The Buddha said that “It is better to travel well than to arrive.” I am reminded of this as we voyage in five star luxury on the Viking Orion. Our port for the past two days was Sihanoukville, Cambodia.
Last year we visited Phnom Penh and witnessed the sites of the horrifying genocide committed against the Cambodian people by their own leader Pol Pot. More than one million Cambodians were slaughtered by their own government in the late 1970s. The world stood by silently and watched. The story of genocide is not a new one. Every corner of our world has been bloodied by murder at the hands of despots and dictators. We are wise to be aware of the signs around us.
This trip, we toured the port city of Sihanoukville, Cambodia. The people are poor. The infrastructure appears in need of upgrading. Prices are cheap but if feels unsettling. I cringe when I hear others with my palid skin tone bargaining for a discount. We pay asking price without question. It is still ridiculously cheap. $20 for a beautiful lunch for two including tip. $32 for a 90 minute massage at the local spa.
We toured the local market and saw children working in the family fruit stand, grandparents making pennies weighing produce and even people who don’t have a scale at home, and a general onslaught of humanity shopping for their evening meal.
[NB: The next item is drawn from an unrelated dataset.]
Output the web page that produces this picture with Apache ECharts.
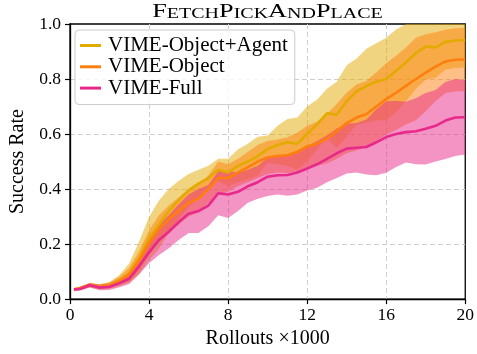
<!DOCTYPE html>
<html>
<head>
<meta charset="utf-8">
<script src="https://cdn.jsdelivr.net/npm/echarts@6/dist/echarts.min.js"></script>
<style>html,body{margin:0;padding:0;background:#fff}#c{width:477px;height:354px}</style>
</head>
<body>
<div id="c"></div>
<script>
const titleText = 'FetchPickAndPlace';
const xLabel = 'Rollouts ×1000';
const yLabel = 'Success Rate';
const seriesNames = ['VIME-Object+Agent', 'VIME-Object', 'VIME-Full'];
const xTicks = [0, 4, 8, 12, 16, 20];
const yTicks = [0.0, 0.2, 0.4, 0.6, 0.8, 1.0];

const rollouts = [0.2, 0.5, 1, 1.5, 2, 2.5, 3, 3.5, 4, 4.5, 5, 5.5, 6, 6.5, 7, 7.5, 8, 8.5, 9, 9.5, 10,
  10.5, 11, 11.5, 12, 12.5, 13, 13.5, 14, 14.5, 15, 15.5, 16, 16.5, 17, 17.5, 18, 18.5, 19, 19.5, 20];

const agentMean = [0.035, 0.038, 0.05, 0.045, 0.05, 0.068, 0.095, 0.15, 0.22, 0.27, 0.32, 0.36, 0.395, 0.42, 0.44, 0.47, 0.46, 0.485, 0.50, 0.52, 0.545,
  0.56, 0.57, 0.565, 0.60, 0.635, 0.675, 0.67, 0.72, 0.755, 0.775, 0.79, 0.80, 0.83, 0.86, 0.895, 0.918, 0.915, 0.935, 0.94, 0.942];
const agentStd = [0.005, 0.006, 0.008, 0.01, 0.012, 0.02, 0.035, 0.06, 0.078, 0.088, 0.08, 0.07, 0.06, 0.05, 0.045, 0.04, 0.05, 0.06, 0.065, 0.07, 0.05,
  0.07, 0.085, 0.095, 0.1, 0.09, 0.09, 0.12, 0.13, 0.12, 0.135, 0.14, 0.15, 0.15, 0.14, 0.13, 0.12, 0.11, 0.1, 0.1, 0.1];

const objectMean = [0.035, 0.04, 0.052, 0.045, 0.05, 0.066, 0.09, 0.14, 0.205, 0.255, 0.29, 0.32, 0.35, 0.365, 0.40, 0.44, 0.44, 0.46, 0.48, 0.50, 0.515,
  0.52, 0.523, 0.535, 0.555, 0.565, 0.583, 0.61, 0.64, 0.66, 0.673, 0.70, 0.727, 0.75, 0.775, 0.80, 0.823, 0.845, 0.864, 0.87, 0.871];
const objectStd = [0.004, 0.005, 0.007, 0.008, 0.01, 0.015, 0.025, 0.035, 0.045, 0.05, 0.05, 0.05, 0.05, 0.05, 0.05, 0.06, 0.05, 0.05, 0.055, 0.06, 0.06,
  0.06, 0.065, 0.07, 0.075, 0.08, 0.09, 0.1, 0.11, 0.12, 0.12, 0.125, 0.13, 0.135, 0.14, 0.15, 0.14, 0.125, 0.115, 0.115, 0.115];

const fullMean = [0.035, 0.037, 0.05, 0.042, 0.045, 0.058, 0.075, 0.12, 0.17, 0.215, 0.245, 0.28, 0.31, 0.32, 0.34, 0.385, 0.38, 0.39, 0.41, 0.425, 0.445,
  0.45, 0.451, 0.46, 0.475, 0.49, 0.51, 0.53, 0.547, 0.55, 0.553, 0.57, 0.589, 0.60, 0.607, 0.61, 0.619, 0.63, 0.649, 0.66, 0.661];
const fullStd = [0.005, 0.006, 0.008, 0.01, 0.012, 0.015, 0.02, 0.03, 0.04, 0.055, 0.06, 0.065, 0.07, 0.08, 0.075, 0.08, 0.085, 0.07, 0.06, 0.06, 0.07,
  0.07, 0.075, 0.08, 0.08, 0.085, 0.085, 0.09, 0.09, 0.09, 0.1, 0.12, 0.13, 0.12, 0.11, 0.12, 0.13, 0.13, 0.14, 0.14, 0.135];

const lineColors = ['#e3aa00', '#ff7f0e', '#e7298a'];
const bandColors = ['rgba(227,170,0,0.5)', 'rgba(255,127,14,0.5)', 'rgba(231,41,138,0.5)'];
const means = [agentMean, objectMean, fullMean];
const stds = [agentStd, objectStd, fullStd];

const SERIF = '"Liberation Serif", "Times New Roman", serif';

const series = [];
means.forEach((m, k) => {
  const s = stds[k];
  const upper = rollouts.map((x, i) => [x, m[i] + s[i]]);
  const lower = rollouts.map((x, i) => [x, m[i] - s[i]]);
  series.push({
    name: 'band-' + k, type: 'custom', silent: true, clip: true, z: 1,
    data: [0],
    renderItem: (params, api) => {
      const pts = upper.map(p => api.coord(p)).concat(lower.slice().reverse().map(p => api.coord(p)));
      return { type: 'polygon', shape: { points: pts }, style: { fill: bandColors[k], stroke: null } };
    }
  });
});
means.forEach((m, k) => {
  series.push({
    name: seriesNames[k], type: 'line', symbol: 'none', z: 3,
    color: lineColors[k],
    lineStyle: { color: lineColors[k], width: 2.6 },
    data: rollouts.map((x, i) => [x, m[i]])
  });
});

// title in small caps (capitals big, others small)
const richParts = [];
for (const ch of titleText) {
  if (ch === ch.toUpperCase()) richParts.push('{b|' + ch + '}');
  else richParts.push('{s|' + ch.toUpperCase() + '}');
}

const chart = echarts.init(document.getElementById('c'), null, { renderer: 'canvas' });
chart.setOption({
  animation: false,
  backgroundColor: '#fff',
  grid: { left: 68, right: 10, top: 24, bottom: 52, show: true, borderColor: '#000', borderWidth: 1.3, containLabel: false },
  graphic: [{
    type: 'text', x: 267.5, y: 12, scaleX: 1.38, z: 10,
    style: {
      text: richParts.join(''), align: 'center', verticalAlign: 'middle', fill: '#000',
      rich: {
        b: { fontSize: 19, fontFamily: SERIF, lineHeight: 20, verticalAlign: 'bottom', fill: '#000' },
        s: { fontSize: 14.5, fontFamily: SERIF, lineHeight: 20, verticalAlign: 'bottom', fill: '#000' }
      }
    }
  }],
  legend: {
    data: seriesNames, orient: 'vertical', left: 75, top: 30, z: 20,
    icon: 'rect', itemWidth: 21, itemHeight: 3, itemGap: 0.3,
    padding: [5, 7, 6, 5],
    backgroundColor: 'rgba(255,255,255,0.8)', borderColor: '#cccccc', borderWidth: 1, borderRadius: 4,
    textStyle: { fontFamily: SERIF, fontSize: 21, color: '#000', lineHeight: 20.8, padding: [0, 0, 0, 2] }
  },
  xAxis: {
    type: 'value', min: 0, max: 20, interval: 4,
    name: xLabel, nameLocation: 'middle', nameGap: 27,
    nameTextStyle: { fontFamily: SERIF, fontSize: 20, color: '#000' },
    axisLine: { show: true, onZero: false, lineStyle: { color: '#000', width: 1.3 } },
    axisTick: { show: true, length: 5, lineStyle: { color: '#000', width: 1.2 } },
    axisLabel: { fontFamily: SERIF, fontSize: 17.5, color: '#000', margin: 7,
      customValues: xTicks, formatter: v => String(v) },
    splitLine: { show: true, showMinLine: false, showMaxLine: false,
      lineStyle: { color: '#cfcfcf', width: 1, type: [5, 3] } }
  },
  yAxis: {
    type: 'value', min: 0, max: 1, interval: 0.2,
    name: yLabel, nameLocation: 'middle', nameGap: 42, nameRotate: 90,
    nameTextStyle: { fontFamily: SERIF, fontSize: 20, color: '#000' },
    axisLine: { show: true, onZero: false, lineStyle: { color: '#000', width: 1.3 } },
    axisTick: { show: true, length: 5, lineStyle: { color: '#000', width: 1.2 } },
    axisLabel: { fontFamily: SERIF, fontSize: 17.5, color: '#000', margin: 9,
      formatter: v => (yTicks.some(t => Math.abs(t - v) < 1e-9) ? v.toFixed(1) : '') },
    splitLine: { show: true, showMinLine: false, showMaxLine: false,
      lineStyle: { color: '#cfcfcf', width: 1, type: [5, 3] } }
  },
  series: series
});
</script>
</body>
</html>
We toured a Buddhist shrine and snapped pics of young Buddhist novices playing in the yard. As we ventured in our cantankerous tuk tuk that often hesitated to start in the hot afternoon sun, we too grew a bit restless, managing to get on each other’s last nerve until choice words were said, and we pretended to enjoy the rest of our tour in deafening silence, punctuated by the self imposed gag order of our driver who had the good sense to remain quiet and keep his eyes forward during the offensives of our marital warfare.
Not every day of vacation feels like it. We are careless with our words when we should be thoughtful. We are ungrateful even when surrounded by poverty. We are unkind even while watching Buddhist monks at play. Worse yet, we recognize our good fortune and yet we persist in our stupidity.
The Buddha reminds us to be better; to live fully in the moment and to love each other not in spite of, but because of our flaws.
The Buddha says…”In the end, only three things matter: how much you loved, how gently you lived, and how gracefully you let go of things not meant for you.”